How Do You Reprioritize Your Time? Seven Suggestions

Situation: A company delivers specialized consulting services. The founder CEO is also a lead consultant. As the company has grown, the CEO has struggled to prioritize her time as she shifts from consultant to leader. How do you reprioritize your time?

Advice from the CEOs:

  • Look at the skill sets required to run the company and compare this with the skills of current staff. While the company has excellent consultants, do some of these people also have experience in business development or management?
    • Prioritize the skill sets needed and focus hiring efforts on those that can’t be filled by current employees.
  • If the CEO is also the chief rainmaker, then a top priority is hiring a manager/leader.
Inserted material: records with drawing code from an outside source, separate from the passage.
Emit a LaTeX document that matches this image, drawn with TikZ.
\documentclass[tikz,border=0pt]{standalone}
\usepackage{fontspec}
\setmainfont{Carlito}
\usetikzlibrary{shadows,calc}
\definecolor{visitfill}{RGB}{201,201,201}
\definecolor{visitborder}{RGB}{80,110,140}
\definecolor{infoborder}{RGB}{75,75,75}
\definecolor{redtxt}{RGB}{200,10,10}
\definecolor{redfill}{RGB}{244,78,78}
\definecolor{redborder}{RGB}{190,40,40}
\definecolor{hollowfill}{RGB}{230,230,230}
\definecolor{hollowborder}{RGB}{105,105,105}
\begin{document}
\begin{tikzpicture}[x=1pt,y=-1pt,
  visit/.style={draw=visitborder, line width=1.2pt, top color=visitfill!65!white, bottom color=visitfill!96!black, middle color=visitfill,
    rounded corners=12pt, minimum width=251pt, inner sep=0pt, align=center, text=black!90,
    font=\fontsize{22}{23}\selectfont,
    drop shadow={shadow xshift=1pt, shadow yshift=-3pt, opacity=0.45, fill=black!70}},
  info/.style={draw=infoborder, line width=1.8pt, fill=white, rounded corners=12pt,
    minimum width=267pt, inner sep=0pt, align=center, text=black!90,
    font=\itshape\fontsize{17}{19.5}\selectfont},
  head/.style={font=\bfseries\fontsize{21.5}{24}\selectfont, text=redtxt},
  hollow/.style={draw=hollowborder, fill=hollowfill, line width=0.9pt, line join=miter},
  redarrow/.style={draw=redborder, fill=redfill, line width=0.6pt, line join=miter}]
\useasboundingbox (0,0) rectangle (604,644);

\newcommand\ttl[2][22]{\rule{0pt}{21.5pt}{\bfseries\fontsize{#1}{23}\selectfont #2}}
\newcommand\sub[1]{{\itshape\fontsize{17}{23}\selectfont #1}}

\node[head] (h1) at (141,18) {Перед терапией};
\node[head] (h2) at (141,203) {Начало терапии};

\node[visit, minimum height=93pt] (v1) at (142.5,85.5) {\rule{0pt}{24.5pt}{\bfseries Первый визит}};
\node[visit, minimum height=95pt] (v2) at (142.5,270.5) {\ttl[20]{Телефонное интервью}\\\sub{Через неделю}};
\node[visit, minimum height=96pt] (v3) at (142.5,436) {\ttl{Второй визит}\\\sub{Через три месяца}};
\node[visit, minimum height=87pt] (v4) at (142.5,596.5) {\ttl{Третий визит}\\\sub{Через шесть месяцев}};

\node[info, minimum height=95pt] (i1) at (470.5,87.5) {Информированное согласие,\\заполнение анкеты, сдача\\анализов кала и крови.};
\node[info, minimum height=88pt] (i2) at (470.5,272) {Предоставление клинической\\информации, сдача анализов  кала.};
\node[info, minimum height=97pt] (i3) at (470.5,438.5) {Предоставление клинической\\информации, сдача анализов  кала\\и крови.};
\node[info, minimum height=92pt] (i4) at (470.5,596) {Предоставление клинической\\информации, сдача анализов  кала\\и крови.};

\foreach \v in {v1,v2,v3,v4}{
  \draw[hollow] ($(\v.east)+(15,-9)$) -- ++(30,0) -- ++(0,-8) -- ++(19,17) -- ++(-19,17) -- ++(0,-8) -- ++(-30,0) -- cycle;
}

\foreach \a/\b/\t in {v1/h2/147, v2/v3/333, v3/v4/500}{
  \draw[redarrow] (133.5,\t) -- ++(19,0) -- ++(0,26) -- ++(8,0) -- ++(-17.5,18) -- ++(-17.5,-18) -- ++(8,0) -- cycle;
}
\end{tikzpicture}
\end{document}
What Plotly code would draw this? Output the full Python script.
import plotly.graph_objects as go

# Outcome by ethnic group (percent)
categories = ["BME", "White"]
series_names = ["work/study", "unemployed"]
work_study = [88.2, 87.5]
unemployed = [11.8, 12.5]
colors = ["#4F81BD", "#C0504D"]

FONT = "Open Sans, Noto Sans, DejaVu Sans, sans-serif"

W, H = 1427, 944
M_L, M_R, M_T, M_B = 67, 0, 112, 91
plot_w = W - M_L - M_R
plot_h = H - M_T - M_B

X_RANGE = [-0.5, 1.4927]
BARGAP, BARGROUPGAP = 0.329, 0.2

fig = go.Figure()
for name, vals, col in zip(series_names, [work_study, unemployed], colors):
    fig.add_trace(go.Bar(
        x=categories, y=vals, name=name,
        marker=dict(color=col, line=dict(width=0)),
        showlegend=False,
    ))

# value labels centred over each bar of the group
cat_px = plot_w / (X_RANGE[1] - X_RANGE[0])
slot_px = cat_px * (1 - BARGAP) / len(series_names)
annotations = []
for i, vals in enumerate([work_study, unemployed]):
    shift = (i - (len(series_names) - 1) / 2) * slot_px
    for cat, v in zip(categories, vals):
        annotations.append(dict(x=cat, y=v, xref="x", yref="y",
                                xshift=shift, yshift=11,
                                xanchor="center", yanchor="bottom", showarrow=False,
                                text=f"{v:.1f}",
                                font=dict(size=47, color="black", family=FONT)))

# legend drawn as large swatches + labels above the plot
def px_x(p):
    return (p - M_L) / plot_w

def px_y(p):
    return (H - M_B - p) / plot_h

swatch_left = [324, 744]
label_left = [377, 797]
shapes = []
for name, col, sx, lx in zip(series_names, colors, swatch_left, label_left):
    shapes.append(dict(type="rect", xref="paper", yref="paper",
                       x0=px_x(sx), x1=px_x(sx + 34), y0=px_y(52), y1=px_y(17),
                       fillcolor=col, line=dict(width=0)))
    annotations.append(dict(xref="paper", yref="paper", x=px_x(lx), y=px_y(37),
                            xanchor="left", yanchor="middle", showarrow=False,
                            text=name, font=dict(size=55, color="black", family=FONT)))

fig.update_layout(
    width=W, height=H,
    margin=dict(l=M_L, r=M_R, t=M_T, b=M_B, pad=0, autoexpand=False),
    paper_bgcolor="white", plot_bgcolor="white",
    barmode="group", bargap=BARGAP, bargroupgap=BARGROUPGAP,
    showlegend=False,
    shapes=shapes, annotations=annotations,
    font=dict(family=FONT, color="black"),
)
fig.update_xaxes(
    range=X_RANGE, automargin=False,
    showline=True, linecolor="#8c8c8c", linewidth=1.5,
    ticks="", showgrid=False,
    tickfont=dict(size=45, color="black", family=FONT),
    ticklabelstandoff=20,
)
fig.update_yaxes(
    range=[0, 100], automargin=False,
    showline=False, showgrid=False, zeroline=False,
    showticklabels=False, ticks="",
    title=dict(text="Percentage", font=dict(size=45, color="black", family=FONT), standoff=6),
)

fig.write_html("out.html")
The next level of development within the company will require a level of management.
  • Accept that the company can’t get an A+ grade on every project or detail. Learn to accept a B when this is enough. It will do.
  • Recognize that as priorities shift, vacuums will develop. Identify what will be missing. For those vacancies:
    • Write job descriptions for the roles.
    • Replace the leader’s roles with flexible teams instead of individuals.
  • Reapply financial resources to fund the transition as incentives for individuals to take on new work and responsibilities.
    • Look at profit-sharing models. Use profit sharing to facilitate the shift in priorities by adjusting payout incentives.
  • Anticipate the risks within the plan. Think through these thoroughly and develop contingencies.
  • As CEO, you will not be able to do everything that you do now. In your new role you won’t want to do everything you do now. Your view and responsibilities will change.